» **Dataset extract**
^^^^^^^^^^^^^^^^

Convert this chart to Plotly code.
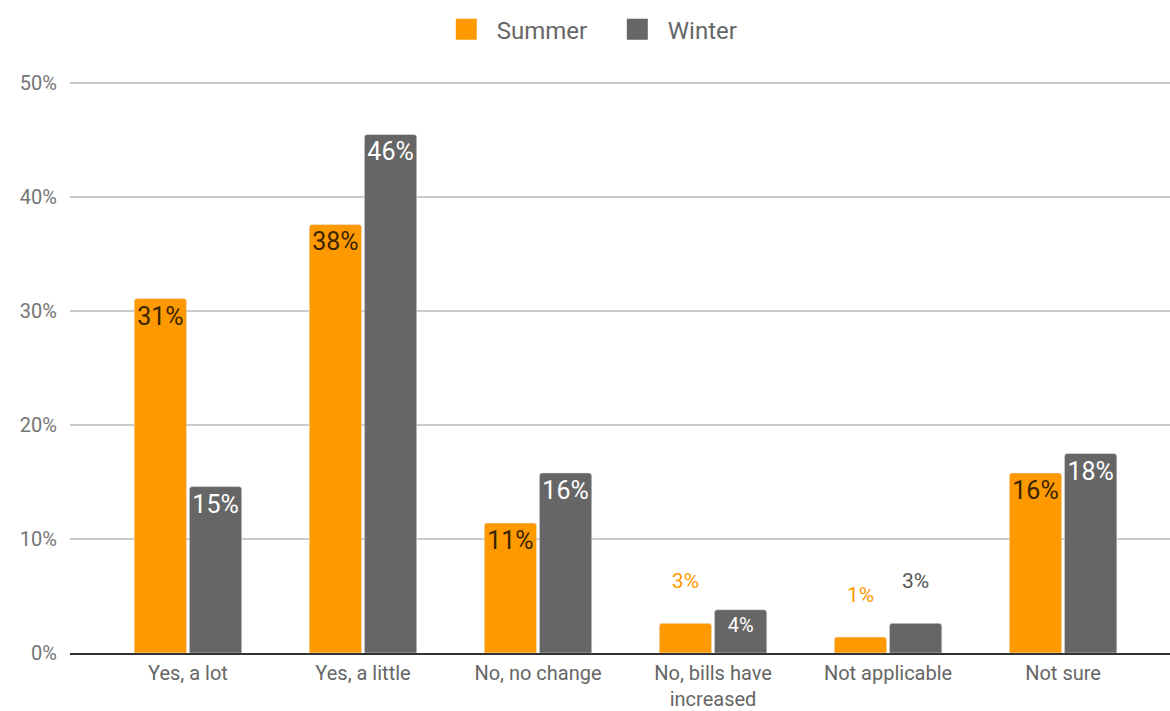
import plotly.graph_objects as go

categories = ["Yes, a lot", "Yes, a little", "No, no change",
              "No, bills have<br>increased", "Not applicable", "Not sure"]
summer = [31.1, 37.6, 11.4, 2.6, 1.4, 15.8]
winter = [14.6, 45.5, 15.8, 3.8, 2.6, 17.5]
summer_labels = ["31%", "38%", "11%", "3%", "1%", "16%"]
winter_labels = ["15%", "46%", "16%", "4%", "3%", "18%"]
summer_pos = ["inside", "inside", "inside", "outside", "outside", "inside"]
winter_pos = ["inside", "inside", "inside", "inside", "outside", "inside"]
y_ticks = [0, 10, 20, 30, 40, 50]

ORANGE = "#FF9900"
GRAY = "#666666"
FONT = "Roboto"


def texts(labels, pos):
    # outside labels sit one line higher, as in the reference
    return [l + "<br> " if p == "outside" else l for l, p in zip(labels, pos)]


def colors(pos, inside_col, outside_col):
    return [outside_col if p == "outside" else inside_col for p in pos]


def sizes(vals, pos):
    out = []
    for v, p in zip(vals, pos):
        if p == "outside":
            out.append(21)
        elif v < 5:
            out.append(20)
        else:
            out.append(25)
    return out


fig = go.Figure()
fig.add_trace(go.Bar(
    x=categories, y=summer, name="Summer", marker=dict(color=ORANGE, cornerradius=3),
    text=texts(summer_labels, summer_pos), textposition=summer_pos, textangle=0,
    insidetextanchor="end", constraintext="none", cliponaxis=False,
    textfont=dict(family=FONT, size=sizes(summer, summer_pos),
                  color=colors(summer_pos, "#3a2400", ORANGE)),
    showlegend=False, hoverinfo="skip",
))
fig.add_trace(go.Bar(
    x=categories, y=winter, name="Winter", marker=dict(color=GRAY, cornerradius=3),
    text=texts(winter_labels, winter_pos), textposition=winter_pos, textangle=0,
    insidetextanchor="end", constraintext="none", cliponaxis=False,
    textfont=dict(family=FONT, size=sizes(winter, winter_pos),
                  color=colors(winter_pos, "#ffffff", "#555555")),
    showlegend=False, hoverinfo="skip",
))
# legend entries
for nm, col in [("Summer", ORANGE), ("Winter", GRAY)]:
    fig.add_trace(go.Scatter(
        x=[None], y=[None], mode="markers", name=nm,
        marker=dict(symbol="square", size=16, color=col,
                    line=dict(color=col, width=5)),
    ))

fig.update_layout(
    width=1170, height=711,
    margin=dict(l=70, r=0, t=82, b=58, autoexpand=False),
    paper_bgcolor="white", plot_bgcolor="white",
    barmode="group", bargap=0.37, bargroupgap=0.05,
    font=dict(family=FONT, color="#666666"),
    legend=dict(orientation="h", x=0.488, xanchor="center", y=0.99, yanchor="top",
                yref="container", font=dict(size=24, color="#666666"),
                itemsizing="trace", traceorder="normal", itemwidth=51,
                entrywidth=105, entrywidthmode="pixels"),
    xaxis=dict(range=[-0.674, 5.611], showgrid=False, showline=True,
               linecolor="#333333", linewidth=2, ticks="",
               ticklabelstandoff=1,
               tickfont=dict(size=20, color="#666666"), fixedrange=True),
    yaxis=dict(range=[0, 50.1], tickvals=y_ticks,
               ticktext=[f"{v}%" for v in y_ticks],
               showgrid=True, gridcolor="#cccccc", gridwidth=1.5,
               zeroline=False, showline=False, ticks="",
               ticklabelstandoff=12,
               tickfont=dict(size=20, color="#757575"), fixedrange=True),
)

fig.write_html("out.html", config={"displayModeBar": False},
               post_script="document.body.style.margin='0';document.body.style.overflow='hidden';")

^^^^^^^^^^^^^^^^

» **Instruction**
Without the pictures, print the whole listing exactly as given.

» **Answer below**
Convert this chart to Plotly code.
import plotly.graph_objects as go

categories = ["Yes, a lot", "Yes, a little", "No, no change",
              "No, bills have<br>increased", "Not applicable", "Not sure"]
summer = [31.1, 37.6, 11.4, 2.6, 1.4, 15.8]
winter = [14.6, 45.5, 15.8, 3.8, 2.6, 17.5]
summer_labels = ["31%", "38%", "11%", "3%", "1%", "16%"]
winter_labels = ["15%", "46%", "16%", "4%", "3%", "18%"]
summer_pos = ["inside", "inside", "inside", "outside", "outside", "inside"]
winter_pos = ["inside", "inside", "inside", "inside", "outside", "inside"]
y_ticks = [0, 10, 20, 30, 40, 50]

ORANGE = "#FF9900"
GRAY = "#666666"
FONT = "Roboto"


def texts(labels, pos):
    # outside labels sit one line higher, as in the reference
    return [l + "<br> " if p == "outside" else l for l, p in zip(labels, pos)]


def colors(pos, inside_col, outside_col):
    return [outside_col if p == "outside" else inside_col for p in pos]


def sizes(vals, pos):
    out = []
    for v, p in zip(vals, pos):
        if p == "outside":
            out.append(21)
        elif v < 5:
            out.append(20)
        else:
            out.append(25)
    return out


fig = go.Figure()
fig.add_trace(go.Bar(
    x=categories, y=summer, name="Summer", marker=dict(color=ORANGE, cornerradius=3),
    text=texts(summer_labels, summer_pos), textposition=summer_pos, textangle=0,
    insidetextanchor="end", constraintext="none", cliponaxis=False,
    textfont=dict(family=FONT, size=sizes(summer, summer_pos),
                  color=colors(summer_pos, "#3a2400", ORANGE)),
    showlegend=False, hoverinfo="skip",
))
fig.add_trace(go.Bar(
    x=categories, y=winter, name="Winter", marker=dict(color=GRAY, cornerradius=3),
    text=texts(winter_labels, winter_pos), textposition=winter_pos, textangle=0,
    insidetextanchor="end", constraintext="none", cliponaxis=False,
    textfont=dict(family=FONT, size=sizes(winter, winter_pos),
                  color=colors(winter_pos, "#ffffff", "#555555")),
    showlegend=False, hoverinfo="skip",
))
# legend entries
for nm, col in [("Summer", ORANGE), ("Winter", GRAY)]:
    fig.add_trace(go.Scatter(
        x=[None], y=[None], mode="markers", name=nm,
        marker=dict(symbol="square", size=16, color=col,
                    line=dict(color=col, width=5)),
    ))

fig.update_layout(
    width=1170, height=711,
    margin=dict(l=70, r=0, t=82, b=58, autoexpand=False),
    paper_bgcolor="white", plot_bgcolor="white",
    barmode="group", bargap=0.37, bargroupgap=0.05,
    font=dict(family=FONT, color="#666666"),
    legend=dict(orientation="h", x=0.488, xanchor="center", y=0.99, yanchor="top",
                yref="container", font=dict(size=24, color="#666666"),
                itemsizing="trace", traceorder="normal", itemwidth=51,
                entrywidth=105, entrywidthmode="pixels"),
    xaxis=dict(range=[-0.674, 5.611], showgrid=False, showline=True,
               linecolor="#333333", linewidth=2, ticks="",
               ticklabelstandoff=1,
               tickfont=dict(size=20, color="#666666"), fixedrange=True),
    yaxis=dict(range=[0, 50.1], tickvals=y_ticks,
               ticktext=[f"{v}%" for v in y_ticks],
               showgrid=True, gridcolor="#cccccc", gridwidth=1.5,
               zeroline=False, showline=False, ticks="",
               ticklabelstandoff=12,
               tickfont=dict(size=20, color="#757575"), fixedrange=True),
)

fig.write_html("out.html", config={"displayModeBar": False},
               post_script="document.body.style.margin='0';document.body.style.overflow='hidden';")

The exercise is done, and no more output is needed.